Given the volatility of capital markets, identifying an incorrect trade and remedying the situation sooner, by even a few hours, can amount to significant cost savings. This is particularly true if the trade needs to be of unwound and the market had moved against the trader’s position.

“It takes a human five to ten minutes to reconcile a failed trade. A bot can do it in a quarter of a second.” – American Banker

As a result, AI can identify failed trades, but also analyze and provide the reason for the fail, allowing a remedy to be implemented.

Predict

After identifying failed trades and spotting the gaps in the process, AI through pattern recognition analysis can predict the likelihood of which trades might fail and propose solutions. Machine learning occurs as the algorithms evolve through this repetitive analysis. As AI learns, its predictive capability improves over time creating a far more efficient settlement process. Over time, machine learning can reduce the percentage of failed trades leading to fewer exception processing situations, and lower operational costs.

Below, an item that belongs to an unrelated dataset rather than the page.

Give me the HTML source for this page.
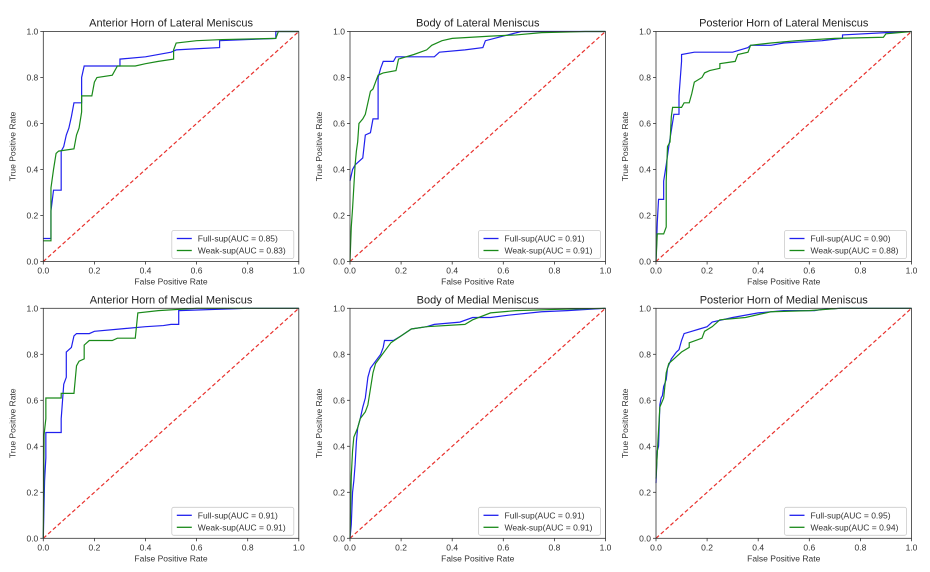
<!DOCTYPE html>
<html><head><meta charset="utf-8"><style>
body{margin:0;background:#fff;font-family:"Liberation Sans","DejaVu Sans",sans-serif;}
svg{display:block}
</style></head><body>
<svg id="fig" width="930" height="572" viewBox="0 0 930 572" xmlns="http://www.w3.org/2000/svg"></svg>
<script>
const titles=["Anterior Horn of Lateral Meniscus","Body of Lateral Meniscus","Posterior Horn of Lateral Meniscus","Anterior Horn of Medial Meniscus","Body of Medial Meniscus","Posterior Horn of Medial Meniscus"];
const aucFull=["0.85","0.91","0.90","0.91","0.91","0.95"];
const aucWeak=["0.83","0.91","0.88","0.91","0.91","0.94"];
const ticks=[0,0.2,0.4,0.6,0.8,1.0];
const full1=[[0,0.10],[0.03,0.10],[0.03,0.22],[0.04,0.31],[0.07,0.31],[0.07,0.48],[0.08,0.50],[0.09,0.55],[0.10,0.58],[0.11,0.63],[0.12,0.69],[0.15,0.69],[0.15,0.80],[0.16,0.85],[0.30,0.85],[0.30,0.88],[0.40,0.89],[0.50,0.91],[0.52,0.92],[0.60,0.925],[0.69,0.93],[0.69,0.96],[0.80,0.965],[0.91,0.97],[0.91,1.0],[1,1]];
const weak1=[[0,0.09],[0.03,0.09],[0.03,0.32],[0.04,0.40],[0.05,0.47],[0.06,0.48],[0.12,0.49],[0.13,0.55],[0.14,0.58],[0.15,0.65],[0.15,0.72],[0.19,0.72],[0.20,0.78],[0.21,0.80],[0.27,0.81],[0.29,0.85],[0.36,0.85],[0.40,0.86],[0.45,0.87],[0.51,0.88],[0.51,0.92],[0.52,0.95],[0.60,0.96],[0.70,0.965],[0.91,0.97],[0.92,1.0],[1,1]];
const full2=[[0,0.35],[0.01,0.40],[0.02,0.42],[0.03,0.43],[0.05,0.45],[0.06,0.55],[0.08,0.56],[0.09,0.62],[0.11,0.62],[0.11,0.80],[0.12,0.84],[0.13,0.87],[0.17,0.87],[0.18,0.89],[0.33,0.89],[0.35,0.91],[0.45,0.92],[0.52,0.93],[0.53,0.96],[0.60,0.98],[0.67,1.0],[1,1]];
const weak2=[[0,0],[0.005,0.15],[0.01,0.23],[0.02,0.42],[0.025,0.48],[0.03,0.52],[0.035,0.60],[0.05,0.62],[0.06,0.64],[0.08,0.74],[0.09,0.75],[0.1,0.78],[0.11,0.81],[0.13,0.82],[0.18,0.83],[0.19,0.88],[0.25,0.90],[0.30,0.92],[0.32,0.94],[0.36,0.96],[0.40,0.97],[0.55,0.98],[0.65,0.985],[0.75,0.995],[0.92,1.0],[1,1]];
const full3=[[0,0],[0.005,0.17],[0.01,0.27],[0.03,0.27],[0.03,0.35],[0.04,0.42],[0.05,0.50],[0.06,0.57],[0.07,0.64],[0.09,0.64],[0.09,0.72],[0.1,0.87],[0.1,0.90],[0.15,0.91],[0.30,0.91],[0.36,0.93],[0.37,0.94],[0.45,0.94],[0.50,0.95],[0.65,0.96],[0.73,0.97],[0.73,0.985],[0.90,0.995],[1,1]];
const weak3=[[0,0],[0.005,0.12],[0.03,0.12],[0.04,0.15],[0.04,0.35],[0.045,0.50],[0.055,0.52],[0.06,0.63],[0.065,0.67],[0.10,0.67],[0.11,0.69],[0.13,0.69],[0.14,0.73],[0.15,0.78],[0.18,0.80],[0.19,0.82],[0.21,0.83],[0.25,0.84],[0.25,0.86],[0.31,0.87],[0.32,0.90],[0.36,0.91],[0.37,0.94],[0.45,0.95],[0.55,0.96],[0.70,0.97],[0.89,0.975],[0.90,0.99],[1,1]];
const full4=[[0,0],[0.005,0.25],[0.01,0.35],[0.01,0.46],[0.07,0.46],[0.07,0.52],[0.08,0.67],[0.09,0.70],[0.09,0.81],[0.11,0.83],[0.12,0.88],[0.13,0.89],[0.18,0.89],[0.2,0.90],[0.3,0.91],[0.4,0.92],[0.47,0.925],[0.50,0.93],[0.53,0.93],[0.53,0.99],[0.8,1.0],[1,1]];
const weak4=[[0,0],[0.003,0.45],[0.01,0.52],[0.01,0.61],[0.07,0.61],[0.07,0.63],[0.12,0.63],[0.13,0.75],[0.14,0.77],[0.16,0.78],[0.16,0.84],[0.18,0.86],[0.27,0.86],[0.29,0.87],[0.36,0.87],[0.37,0.98],[0.45,0.99],[0.6,1.0],[1,1]];
const full5=[[0,0],[0.005,0.06],[0.01,0.20],[0.015,0.25],[0.02,0.32],[0.025,0.42],[0.03,0.48],[0.04,0.52],[0.05,0.57],[0.06,0.61],[0.07,0.70],[0.08,0.74],[0.1,0.77],[0.12,0.80],[0.13,0.83],[0.135,0.86],[0.17,0.86],[0.2,0.88],[0.24,0.91],[0.3,0.92],[0.33,0.93],[0.43,0.94],[0.48,0.96],[0.55,0.96],[0.62,0.97],[0.75,0.985],[0.85,0.99],[1,1]];
const weak5=[[0,0],[0.005,0.27],[0.01,0.38],[0.015,0.44],[0.03,0.48],[0.04,0.52],[0.06,0.55],[0.07,0.58],[0.08,0.65],[0.09,0.72],[0.1,0.76],[0.12,0.79],[0.14,0.82],[0.16,0.85],[0.2,0.88],[0.24,0.91],[0.3,0.92],[0.45,0.93],[0.48,0.95],[0.55,0.98],[0.65,0.99],[0.8,0.995],[1,1]];
const full6=[[0,0.24],[0.005,0.38],[0.01,0.40],[0.015,0.58],[0.02,0.61],[0.025,0.62],[0.03,0.66],[0.04,0.69],[0.045,0.74],[0.06,0.78],[0.08,0.81],[0.09,0.82],[0.1,0.86],[0.11,0.89],[0.14,0.90],[0.17,0.91],[0.2,0.92],[0.22,0.94],[0.3,0.96],[0.4,0.98],[0.5,0.99],[0.62,0.99],[0.65,0.995],[0.72,1.0],[1,1]];
const weak6=[[0,0.26],[0.005,0.37],[0.015,0.57],[0.03,0.61],[0.04,0.72],[0.05,0.76],[0.07,0.78],[0.1,0.81],[0.13,0.83],[0.13,0.85],[0.18,0.87],[0.19,0.90],[0.22,0.92],[0.25,0.95],[0.35,0.96],[0.45,0.985],[0.6,0.99],[0.72,1.0],[1,1]];
const fullSeries=[full1,full2,full3,full4,full5,full6];
const weakSeries=[weak1,weak2,weak3,weak4,weak5,weak6];

const NS="http://www.w3.org/2000/svg";
const svg=document.getElementById('fig');
function mk(tag,attrs,parent){const e=document.createElementNS(NS,tag);for(const k in attrs)e.setAttribute(k,attrs[k]);(parent||svg).appendChild(e);return e;}
const lefts=[43.3,350,656];const tops=[31.5,308.3];const W=255.5,H=230;
for(let i=0;i<6;i++){
  const L=lefts[i%3],T=tops[Math.floor(i/3)];
  const xs=v=>L+v*W, ys=v=>T+H-v*H;
  const g=mk('g',{});
  
  
  const t=mk('text',{x:L+W/2,y:T-5,'text-anchor':'middle','font-size':'11',fill:'#222'},g);t.textContent=titles[i];
  
  ticks.forEach(v=>{
    mk('line',{x1:xs(v),x2:xs(v),y1:T+H,y2:T+H+3,stroke:'#333','stroke-width':0.8},g);
    const tx=mk('text',{x:xs(v),y:T+H+12,'text-anchor':'middle','font-size':'8.5',fill:'#333'},g);tx.textContent=v.toFixed(1);
    
    mk('line',{x1:L-3,x2:L,y1:ys(v),y2:ys(v),stroke:'#333','stroke-width':0.8},g);
    const ty=mk('text',{x:L-5,y:ys(v)+3,'text-anchor':'end','font-size':'8.5',fill:'#333'},g);ty.textContent=v.toFixed(1);
    
  });
  const xl=mk('text',{x:L+W/2,y:T+H+23,'text-anchor':'middle','font-size':'8.5',fill:'#333'},g);xl.textContent='False Positive Rate';
  
  const yl=mk('text',{x:0,y:0,'text-anchor':'middle','font-size':'8.5',fill:'#333',transform:`translate(${L-28},${T+H/2}) rotate(-90)`},g);yl.textContent='True Positive Rate';
  
  const diag=mk('line',{x1:xs(0),y1:ys(0),x2:xs(1),y2:ys(1),stroke:'#e8302c','stroke-width':1.2,'stroke-dasharray':'4,2.5'},g);
  
  const pf=mk('polyline',{points:fullSeries[i].map(p=>xs(p[0])+','+ys(p[1])).join(' '),fill:'none',stroke:'#2020ee','stroke-width':1.2},g);
  
  const pw=mk('polyline',{points:weakSeries[i].map(p=>xs(p[0])+','+ys(p[1])).join(' '),fill:'none',stroke:'#1a8a1a','stroke-width':1.2},g);
  
  mk('rect',{x:L,y:T,width:W,height:H,fill:'none',stroke:'#333','stroke-width':0.8},g);
  const lg=mk('g',{},g);
  
  const lx=L+W-127,ly=T+H-31;
  mk('rect',{x:lx,y:ly,width:122,height:28,fill:'#fff',stroke:'#ccc','stroke-width':0.8,rx:2},lg);
  mk('line',{x1:lx+5,x2:lx+20,y1:ly+8,y2:ly+8,stroke:'#2020ee','stroke-width':1.3},lg);
  mk('line',{x1:lx+5,x2:lx+20,y1:ly+20,y2:ly+20,stroke:'#1a8a1a','stroke-width':1.3},lg);
  const l1=mk('text',{x:lx+26,y:ly+11,'font-size':'8.5',fill:'#333'},lg);l1.textContent='Full-sup(AUC = '+aucFull[i]+')';
  
  const l2=mk('text',{x:lx+26,y:ly+23,'font-size':'8.5',fill:'#333'},lg);l2.textContent='Weak-sup(AUC = '+aucWeak[i]+')';
  
}
</script>
</body></html>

AI: The Added Layer Of Security

It’s important to note that AI doesn’t need to operate within a vacuum, meaning it can act as added layer of security in catching failed trades. By incorporating AI into the current settlement process, back-office operational efficiencies can be enhanced.

For example, in a typical back office, end-of-day procedures or tie-out involve generating reports to confirm that trades have been confirmed between counterparties, settled correctly, and that market positions for the bank are in balance.

With AI, the end-of-day checklist can be performed intraday allowing middle office and back personnel to target the exceptions and fix the trades before there’s any impact on the bank’s trading position, P&L, or the client’s account.

Takeaways

AI is capable of detecting complex patterns in data, identify gaps in the settlement process, and as a result predict outcomes far more quickly and effectively than the current process.

AI is still in the infancy stage but is attracting increasing amounts of investment by financial institutions. Both the operational efficiencies and costs savings of implementing AI and machine learning are expected to be significant in the years to come.  

“According to a report last year from Goldman Sachs, machine learning, and artificial intelligence will enable $34 billion to $43 billion in annual savings and revenue opportunities within the financial sector by 2025.” – CNBC

In summary, AI, through machine learning, can analyze complex sets of data, identify failed trades, and also provide the reason for the fail, allowing a remedy to be quickly implemented. For financial institutions, the expedited remediation of rejected trades can prevent costly consequences such as market losses, negatively impacted clients, and trading limit or regulatory violations.